I remember an Indigenous boy who lost his application to avoid having his photo taken for identification reasons. I was his representing solicitor and I had lost the hearing. He screamed at the frustration of being forced to do what he didn’t want to do. Just a kid, having a tantrum. It was so confronting. I sat with him, spoke with him, tried to comfort him and was silent with him, trying to honour his emotion. Then I left the cell and I cried.
I remember another lawyer saying, “If you feel like that you aren’t cut out for this work.” Back then, I thought he was right. But now, all these years later I have realised I don’t agree. We have to work from our hearts. Crack open that deep space with our clients, open up to each other and settle into humility. In building that relational ground surely that is where true advocates grow.

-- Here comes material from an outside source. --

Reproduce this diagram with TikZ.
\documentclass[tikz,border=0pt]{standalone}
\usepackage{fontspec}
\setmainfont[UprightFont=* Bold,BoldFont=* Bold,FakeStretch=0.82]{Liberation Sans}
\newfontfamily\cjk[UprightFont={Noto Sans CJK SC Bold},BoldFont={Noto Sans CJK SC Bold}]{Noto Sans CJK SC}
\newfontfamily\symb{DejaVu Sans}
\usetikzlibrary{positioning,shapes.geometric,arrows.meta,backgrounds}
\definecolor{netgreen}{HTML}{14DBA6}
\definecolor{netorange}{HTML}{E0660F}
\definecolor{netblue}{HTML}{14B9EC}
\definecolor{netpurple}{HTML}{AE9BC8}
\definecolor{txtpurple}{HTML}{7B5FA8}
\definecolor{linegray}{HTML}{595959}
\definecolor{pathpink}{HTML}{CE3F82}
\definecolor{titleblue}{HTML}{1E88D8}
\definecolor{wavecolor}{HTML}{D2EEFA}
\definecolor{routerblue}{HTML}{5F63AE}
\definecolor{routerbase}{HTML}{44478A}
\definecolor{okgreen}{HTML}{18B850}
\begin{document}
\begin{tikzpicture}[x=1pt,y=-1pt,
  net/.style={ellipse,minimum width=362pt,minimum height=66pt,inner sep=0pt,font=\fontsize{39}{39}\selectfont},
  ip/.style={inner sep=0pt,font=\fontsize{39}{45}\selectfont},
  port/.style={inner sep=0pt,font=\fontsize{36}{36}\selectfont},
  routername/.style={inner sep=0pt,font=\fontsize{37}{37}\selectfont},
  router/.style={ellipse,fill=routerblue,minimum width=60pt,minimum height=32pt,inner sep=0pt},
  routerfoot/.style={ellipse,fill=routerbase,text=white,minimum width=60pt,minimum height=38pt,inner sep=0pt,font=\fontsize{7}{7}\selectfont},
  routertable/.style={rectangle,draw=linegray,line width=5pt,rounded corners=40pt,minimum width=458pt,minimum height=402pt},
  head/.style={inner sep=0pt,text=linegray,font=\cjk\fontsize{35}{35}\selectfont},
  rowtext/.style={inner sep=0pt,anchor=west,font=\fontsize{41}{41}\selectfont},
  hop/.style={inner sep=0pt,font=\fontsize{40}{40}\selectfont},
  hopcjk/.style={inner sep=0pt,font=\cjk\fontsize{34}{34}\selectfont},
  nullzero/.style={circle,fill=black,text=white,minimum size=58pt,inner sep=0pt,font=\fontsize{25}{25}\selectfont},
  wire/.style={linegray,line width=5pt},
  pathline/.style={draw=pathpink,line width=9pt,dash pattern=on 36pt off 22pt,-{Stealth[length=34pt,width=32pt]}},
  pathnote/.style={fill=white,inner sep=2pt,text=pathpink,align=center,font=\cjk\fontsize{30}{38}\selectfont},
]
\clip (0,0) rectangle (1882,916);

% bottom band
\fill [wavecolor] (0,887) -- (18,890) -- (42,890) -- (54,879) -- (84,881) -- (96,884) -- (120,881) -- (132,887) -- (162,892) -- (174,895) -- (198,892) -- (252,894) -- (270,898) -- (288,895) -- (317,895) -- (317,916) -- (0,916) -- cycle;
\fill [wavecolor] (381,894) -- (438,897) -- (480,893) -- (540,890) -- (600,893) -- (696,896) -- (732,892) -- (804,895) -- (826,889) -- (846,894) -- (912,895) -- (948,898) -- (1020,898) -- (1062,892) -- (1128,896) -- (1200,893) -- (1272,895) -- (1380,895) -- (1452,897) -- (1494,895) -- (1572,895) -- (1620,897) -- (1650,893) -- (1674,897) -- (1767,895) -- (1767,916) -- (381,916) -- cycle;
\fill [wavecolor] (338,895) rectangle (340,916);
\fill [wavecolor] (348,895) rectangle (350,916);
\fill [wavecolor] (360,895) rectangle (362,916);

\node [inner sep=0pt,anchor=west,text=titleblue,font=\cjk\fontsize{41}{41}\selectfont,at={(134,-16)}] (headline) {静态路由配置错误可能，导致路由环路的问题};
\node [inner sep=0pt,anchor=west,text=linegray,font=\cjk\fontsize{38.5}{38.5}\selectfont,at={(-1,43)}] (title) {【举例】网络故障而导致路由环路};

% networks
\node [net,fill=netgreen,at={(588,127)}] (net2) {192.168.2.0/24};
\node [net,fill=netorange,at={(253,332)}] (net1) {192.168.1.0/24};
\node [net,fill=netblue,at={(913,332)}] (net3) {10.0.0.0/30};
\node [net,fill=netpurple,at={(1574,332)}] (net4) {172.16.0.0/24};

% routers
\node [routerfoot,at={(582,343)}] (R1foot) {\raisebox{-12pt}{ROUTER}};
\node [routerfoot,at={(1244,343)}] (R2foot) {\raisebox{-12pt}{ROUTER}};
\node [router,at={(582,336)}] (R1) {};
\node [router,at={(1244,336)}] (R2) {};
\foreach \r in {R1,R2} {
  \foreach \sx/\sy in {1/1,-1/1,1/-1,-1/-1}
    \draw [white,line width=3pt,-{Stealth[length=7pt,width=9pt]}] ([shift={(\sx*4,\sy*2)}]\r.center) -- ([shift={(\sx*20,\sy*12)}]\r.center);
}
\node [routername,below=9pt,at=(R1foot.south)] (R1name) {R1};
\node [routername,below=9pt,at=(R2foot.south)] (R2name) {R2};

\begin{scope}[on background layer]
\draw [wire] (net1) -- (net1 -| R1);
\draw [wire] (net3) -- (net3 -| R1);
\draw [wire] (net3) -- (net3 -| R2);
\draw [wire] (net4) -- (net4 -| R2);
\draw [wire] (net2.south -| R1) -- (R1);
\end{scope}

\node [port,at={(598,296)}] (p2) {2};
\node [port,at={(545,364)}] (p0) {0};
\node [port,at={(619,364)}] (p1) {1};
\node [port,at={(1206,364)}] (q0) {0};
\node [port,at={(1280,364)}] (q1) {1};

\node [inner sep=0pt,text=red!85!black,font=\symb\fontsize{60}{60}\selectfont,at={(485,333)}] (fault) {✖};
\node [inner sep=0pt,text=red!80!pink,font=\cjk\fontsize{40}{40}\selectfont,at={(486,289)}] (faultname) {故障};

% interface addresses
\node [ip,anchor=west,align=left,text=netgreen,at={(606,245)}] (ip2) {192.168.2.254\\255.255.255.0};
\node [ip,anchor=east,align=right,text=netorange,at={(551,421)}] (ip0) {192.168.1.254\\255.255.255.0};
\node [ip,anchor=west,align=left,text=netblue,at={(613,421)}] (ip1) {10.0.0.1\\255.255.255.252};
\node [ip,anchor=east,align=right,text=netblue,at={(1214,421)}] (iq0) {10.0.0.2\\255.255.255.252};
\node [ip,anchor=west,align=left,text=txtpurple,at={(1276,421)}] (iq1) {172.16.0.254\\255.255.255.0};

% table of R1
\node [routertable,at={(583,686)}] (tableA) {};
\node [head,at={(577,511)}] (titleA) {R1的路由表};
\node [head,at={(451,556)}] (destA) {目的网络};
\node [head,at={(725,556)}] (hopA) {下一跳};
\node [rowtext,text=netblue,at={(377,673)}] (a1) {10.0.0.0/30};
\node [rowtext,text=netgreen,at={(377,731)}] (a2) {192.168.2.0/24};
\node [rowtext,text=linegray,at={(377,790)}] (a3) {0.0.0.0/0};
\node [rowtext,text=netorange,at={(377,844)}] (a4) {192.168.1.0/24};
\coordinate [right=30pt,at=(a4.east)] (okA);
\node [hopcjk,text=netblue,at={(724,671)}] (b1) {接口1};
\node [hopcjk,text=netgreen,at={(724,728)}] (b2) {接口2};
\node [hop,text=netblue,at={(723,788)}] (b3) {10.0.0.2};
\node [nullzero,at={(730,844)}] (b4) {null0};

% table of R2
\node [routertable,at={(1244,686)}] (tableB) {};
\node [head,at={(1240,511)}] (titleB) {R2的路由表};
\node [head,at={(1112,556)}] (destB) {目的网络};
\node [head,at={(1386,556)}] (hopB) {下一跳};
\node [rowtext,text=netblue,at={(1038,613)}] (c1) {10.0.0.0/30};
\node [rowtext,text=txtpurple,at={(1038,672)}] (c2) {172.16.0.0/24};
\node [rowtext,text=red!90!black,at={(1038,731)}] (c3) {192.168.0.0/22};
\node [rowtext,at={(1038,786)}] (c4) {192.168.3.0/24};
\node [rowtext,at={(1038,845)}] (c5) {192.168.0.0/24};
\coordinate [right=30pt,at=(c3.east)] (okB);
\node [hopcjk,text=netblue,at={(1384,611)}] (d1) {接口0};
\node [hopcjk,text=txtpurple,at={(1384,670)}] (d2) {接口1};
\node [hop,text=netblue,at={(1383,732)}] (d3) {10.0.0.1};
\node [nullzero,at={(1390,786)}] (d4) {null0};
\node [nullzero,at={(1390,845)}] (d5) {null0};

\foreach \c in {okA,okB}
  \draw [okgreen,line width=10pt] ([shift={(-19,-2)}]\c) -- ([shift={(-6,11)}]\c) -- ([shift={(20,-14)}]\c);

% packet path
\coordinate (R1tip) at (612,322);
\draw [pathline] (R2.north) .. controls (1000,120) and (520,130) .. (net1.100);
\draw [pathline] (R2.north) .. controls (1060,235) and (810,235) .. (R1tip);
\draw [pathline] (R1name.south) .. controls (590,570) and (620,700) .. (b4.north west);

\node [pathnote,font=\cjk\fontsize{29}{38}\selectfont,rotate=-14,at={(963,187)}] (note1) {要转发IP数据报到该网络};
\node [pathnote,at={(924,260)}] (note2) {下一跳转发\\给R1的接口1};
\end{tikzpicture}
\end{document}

The kids wanted to hold on to what they owned because not much was theirs. I got that. I got the dailyness of that, the innocence and the distraction of that. Because when the macro scares the hell out of you, it’s easier to focus on the micro.
JILLIAN MITFORD-BURGESS,
Special Counsel Pro Bono at Henry Davis York
Leaving the Aboriginal Legal Service at the end of my secondment was hard. It was such an honour to work for those children. All of them unique and wonderful and dependant and vulnerable. That honour was greater and all the more important because I had three children of my own. When I saw the scuffed shoes of my clients, I thought of my own children’s shoes. The fresh skin on the back of their young hands, newly formed adult teeth, clear eyes, bruised knees. Little people, little friends. They were the same. Just some are doing well and some are not so. My little ones are no more important. No more special.
Years later I find myself still at a distance to this area of law but fortunate enough to witness the work of organisations like Whitelion and Just Reinvest. I reckon they are the gold light of working and advocating for those caught in the justice system. We cannot address the cycle of crime without addressing the social and cultural underpinnings of the system that actually grows it. A new map is required. We need to re-write and re-think. To create a system that is focused on systemic change, compassionate action, deep empathy, authentic forgiveness. So let’s support the game changers and big thinkers who are trying to re-draft.

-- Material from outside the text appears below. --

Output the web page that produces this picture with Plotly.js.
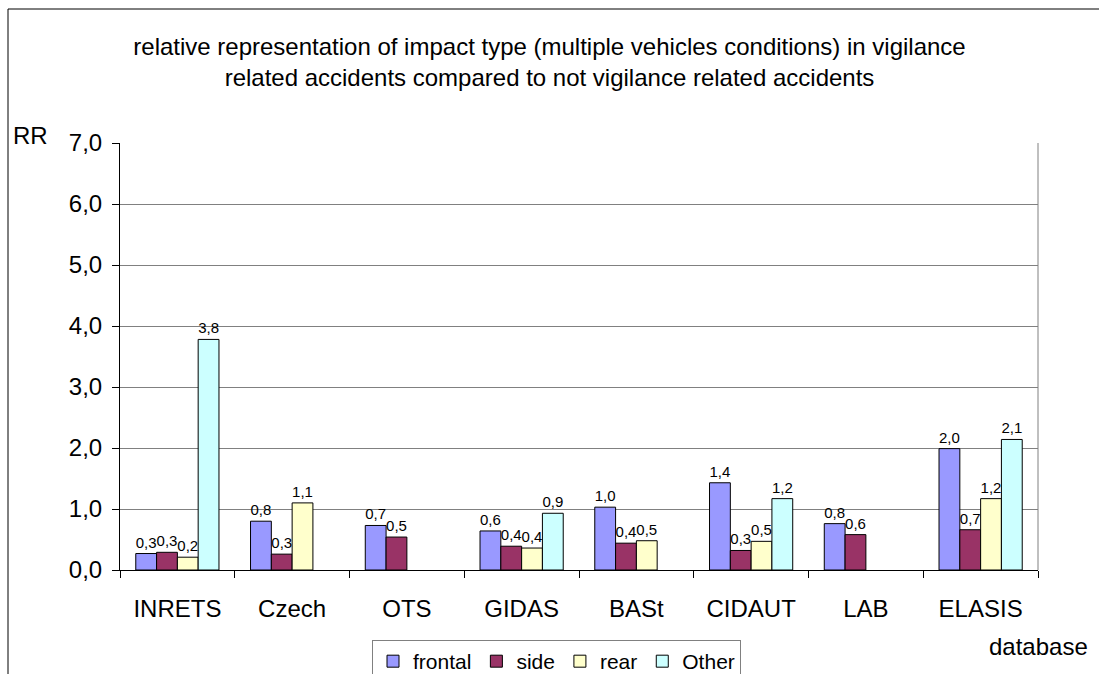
<!DOCTYPE html>
<html>
<head>
<meta charset="utf-8">
<script src="https://cdn.plot.ly/plotly-3.0.1.min.js"></script>
<style>
  body { margin: 0; background: #fff; }
  #chart { width: 1099px; height: 674px; }
</style>
</head>
<body>
<div id="chart"></div>
<script>
// databases on the x axis
const databases = ['INRETS', 'Czech', 'OTS', 'GIDAS', 'BASt', 'CIDAUT', 'LAB', 'ELASIS'];

// relative risk per impact type
const frontal = [0.27, 0.80, 0.73, 0.64, 1.03, 1.43, 0.76, 1.99];
const side    = [0.29, 0.26, 0.54, 0.39, 0.44, 0.32, 0.58, 0.66];
const rear    = [0.21, 1.10, null, 0.36, 0.48, 0.47, null, 1.17];
const other   = [3.78, null, null, 0.93, null, 1.17, null, 2.14];

const yTicks = [0, 1, 2, 3, 4, 5, 6, 7];

const FONT = 'Arial, "Liberation Sans", sans-serif';

function barTrace(name, values, color) {
    return {
        type: 'bar',
        name: name,
        x: databases,
        y: values,
        marker: { color: color, line: { color: '#000000', width: 1 } },
        texttemplate: '%{y:.1f}',
        textposition: 'outside',
        constraintext: 'none',
        cliponaxis: false,
        textfont: { family: FONT, size: 15, color: '#000000' },
        hoverinfo: 'x+y+name'
    };
}

function drawChart() {
    const traces = [
        barTrace('frontal', frontal, '#9999FF'),
        barTrace('side', side, '#993366'),
        barTrace('rear', rear, '#FFFFCC'),
        barTrace('Other', other, '#CCFFFF')
    ];

    const layout = {
        width: 1099,
        height: 674,
        autosize: false,
        separators: ',.',
        font: { family: FONT, color: '#000000' },
        paper_bgcolor: '#ffffff',
        plot_bgcolor: '#ffffff',
        margin: { l: 120, r: 61, t: 143, b: 104, pad: 0 },
        barmode: 'group',
        bargap: 0.275,
        bargroupgap: 0,
        title: {
            text: 'relative representation of impact type (multiple vehicles conditions) in vigilance<br>related accidents compared to not vigilance related accidents',
            font: { family: FONT, size: 24, color: '#000000' },
            x: 0.5, xref: 'container', xanchor: 'center',
            y: 0.919, yref: 'container', yanchor: 'top'
        },
        xaxis: {
            type: 'category',
            showgrid: false,
            showline: true,
            linecolor: '#000000',
            linewidth: 1,
            ticks: 'outside',
            tickson: 'boundaries',
            ticklen: 7,
            tickcolor: '#000000',
            tickfont: { family: FONT, size: 24 },
            ticklabelstandoff: 17
        },
        yaxis: {
            range: [0, 7],
            tickvals: yTicks,
            tickformat: '.1f',
            showgrid: true,
            gridcolor: '#808080',
            gridwidth: 1,
            zeroline: false,
            showline: true,
            linecolor: '#000000',
            linewidth: 1,
            ticks: 'outside',
            ticklen: 7,
            tickcolor: '#000000',
            tickfont: { family: FONT, size: 24 },
            ticklabelstandoff: 5
        },
        legend: {
            orientation: 'h',
            xref: 'container', x: 0.3385, xanchor: 'left',
            yref: 'container', y: 0.0504, yanchor: 'top',
            bordercolor: '#808080',
            borderwidth: 1,
            font: { family: FONT, size: 21 },
            itemwidth: 30,
            traceorder: 'normal'
        },
        annotations: [
            { text: 'RR', xref: 'paper', yref: 'paper', x: -0.098, y: 1.0164,
              xanchor: 'center', yanchor: 'middle', showarrow: false,
              font: { family: FONT, size: 24 } },
            { text: 'database', xref: 'paper', yref: 'paper', x: 1.0005, y: -0.1803,
              xanchor: 'center', yanchor: 'middle', showarrow: false,
              font: { family: FONT, size: 24 } }
        ],
        shapes: [
            // plot area border on the right
            { type: 'line', xref: 'paper', yref: 'paper', x0: 1, x1: 1, y0: 0, y1: 1,
              line: { color: '#808080', width: 1 } },
            // chart area frame
            { type: 'rect', xref: 'paper', yref: 'paper', x0: -0.122, x1: 1.3, y0: -0.6, y1: 1.3138,
              line: { color: '#000000', width: 1 } }
        ]
    };

    Plotly.newPlot('chart', traces, layout, { displayModeBar: false, staticPlot: true });
}

document.addEventListener('DOMContentLoaded', drawChart);
</script>
</body>
</html>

In your own capacity, whatever that is, be the authentic representation for what is right for the kids. Keep your moral compass in line with empathy, compassion and use your language to tell stories, repeat stories, challenge and remind yourself of those who may not be so lucky.
Children in detention and youth at risk need advocates. Every day. Every single 24-hour day of every month of every year these kids need true and steadfast advocates. Harness that.